The known valve drive adjustment devices may furthermore be divided roughly into two categories with regard to variability of adjustment, specifically discontinuously variable systems and continuously variable systems.
A discontinuously variable system may for example be constructed such that a plurality of different profiles per valve is provided on the camshaft. Each profile results in a different lift curve for the valve, wherein at all times only one profile can be active, and switching between the different profiles can be performed. In concepts of said type, a change in the lift curve is performed abruptly.

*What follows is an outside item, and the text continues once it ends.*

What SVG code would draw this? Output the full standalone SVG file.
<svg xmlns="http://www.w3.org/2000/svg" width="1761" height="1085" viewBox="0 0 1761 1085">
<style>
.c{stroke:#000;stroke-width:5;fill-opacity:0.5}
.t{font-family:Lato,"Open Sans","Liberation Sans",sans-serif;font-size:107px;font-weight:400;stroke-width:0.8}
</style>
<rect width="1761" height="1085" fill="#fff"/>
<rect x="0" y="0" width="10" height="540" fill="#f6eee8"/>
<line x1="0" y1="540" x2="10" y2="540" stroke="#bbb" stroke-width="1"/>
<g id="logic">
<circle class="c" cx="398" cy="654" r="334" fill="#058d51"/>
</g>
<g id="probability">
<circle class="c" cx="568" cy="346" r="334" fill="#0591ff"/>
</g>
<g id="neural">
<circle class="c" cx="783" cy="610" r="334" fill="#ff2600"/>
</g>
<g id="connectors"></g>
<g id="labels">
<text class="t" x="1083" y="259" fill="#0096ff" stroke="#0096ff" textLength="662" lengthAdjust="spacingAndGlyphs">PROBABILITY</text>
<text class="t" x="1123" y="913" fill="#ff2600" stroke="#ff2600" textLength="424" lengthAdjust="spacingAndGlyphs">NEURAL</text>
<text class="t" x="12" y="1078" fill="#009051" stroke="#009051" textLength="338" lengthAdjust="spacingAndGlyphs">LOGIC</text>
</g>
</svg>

In relation thereto, continuously variable systems offer more comprehensive variability of the valve drive. Since said systems permit a continuous variation of the valve actuation characteristic, they thus eliminate for example the difficulties that otherwise result from an abrupt switch. Continuous systems are used in particular for low-loss load control of internal combustion engines. It is for example possible for the air or mixture supply to the combustion chamber to be controlled by means of the variability of the lift curve of an inlet valve.

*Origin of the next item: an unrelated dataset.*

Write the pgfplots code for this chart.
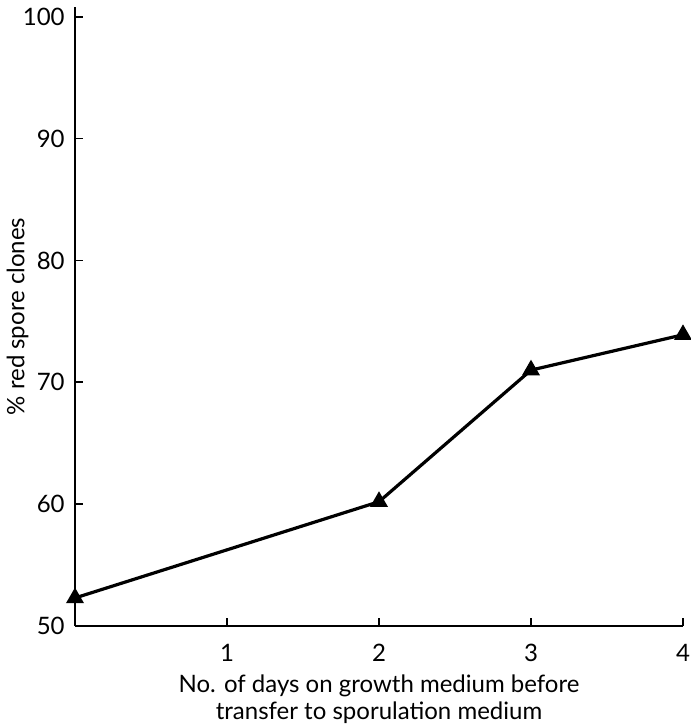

In particular in the case of continuously variable systems which are controlled by means of an electronic control unit, the most precise possible knowledge of the present valve lift or of the present setting of the system is necessary in order to permit correct and fast control or regulation of the system and thus optimally control the combustion. In the case of known valve drive adjustment devices, therefore, a position sensor (for example rotary angle transducer etc.) is provided which outputs to the control unit a position sensor signal which represents the present position (setting) of the adjustment device.
Such a position sensor signal is then taken as an input variable in the control, in particular for example regulation, of the valve drive adjustment device by the electronic engine control unit.
The arrangement of a position sensor on the valve drive adjustment device however disadvantageously entails a certain amount of outlay in terms of construction, in particular if it is sought for the sensor signal output by said position sensor to represent the actual present setting with high accuracy.